Honestly, this was a perfect way to bring the Season of Ruins in line with what’s been happening in Fallen London these past months. Among the Mysteries, there are three questions specifically tied to the revolutionaries and three questions specifically tied to Parabola, and the three mayoral candidates focused on these topics as well (the Campaigner’s connection to March, Feducci’s card giving out revolutionary favors, and the Detective’s ties to the Glass and the Fingerkings, as well as the references to the Deranged Medium case, which outlined the connections between the Fingerkings and the Clay Men). I will not be surprised if these ideas return with the Last Constable or the Dilmun Club storylines.
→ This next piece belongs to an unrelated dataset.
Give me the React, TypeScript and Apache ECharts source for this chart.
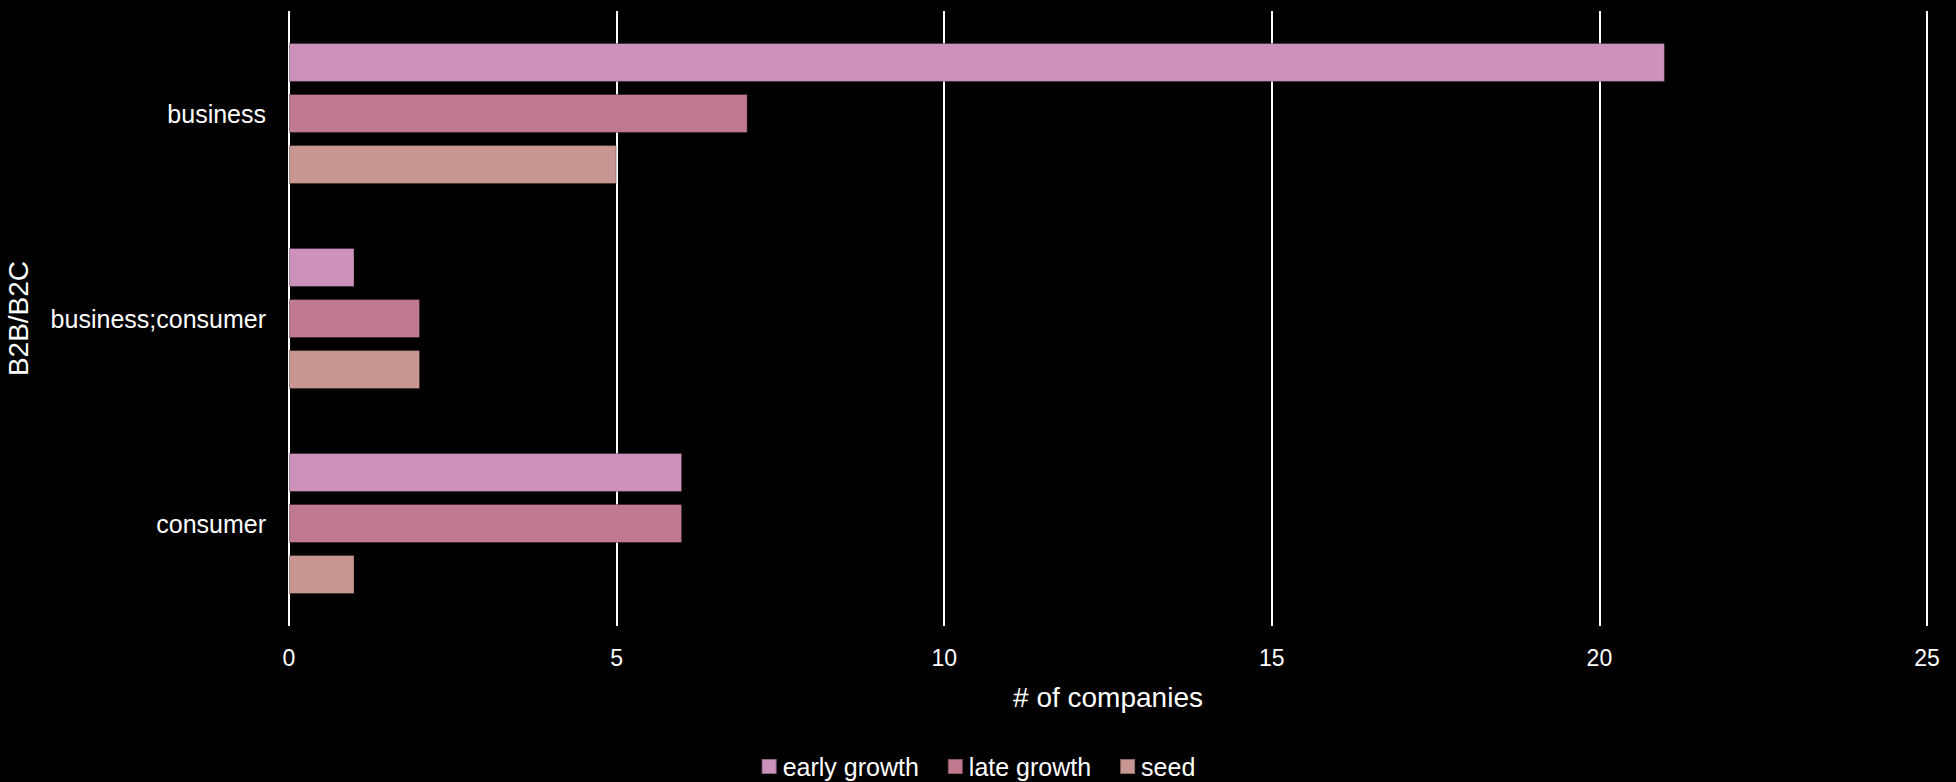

[quote=ReusedNPC]Now that’s a good question. London seems a lot more complex than the four cities past (if my current understanding of the Fourth City via the Silver Tree is close enough). That said… if the Sixth City really is Paris, it’ll probably be much more recognizable than… whatever the Fourth City was named. I have to imagine that if London was put into dreams it’d feature the same bustling crowds, lit windows, and half-submerged Big Ben… There’s a lot more distinct things about it. (Although maybe that’s just due to the fact that that’s where we are now.) Perhaps the roads will have been twisted into even more of a labyrinth?][/quote]I think London only feels more distinctive because our setting is there. The Fourth City was a remarkably interesting place, a subterranean power struggle between warring factions: servants of the Fingerkings, servants of the Sorrow Spiders, whoever the Coppers were, a powerful clan with an extensive spy network, and, of course, the Khans in power. We know there was knowledge of the Correspondence and that Hell remained present. London’s only been here for a few decades. The Fourth City had centuries to develop a rich history that archaeologists have only found pieces of.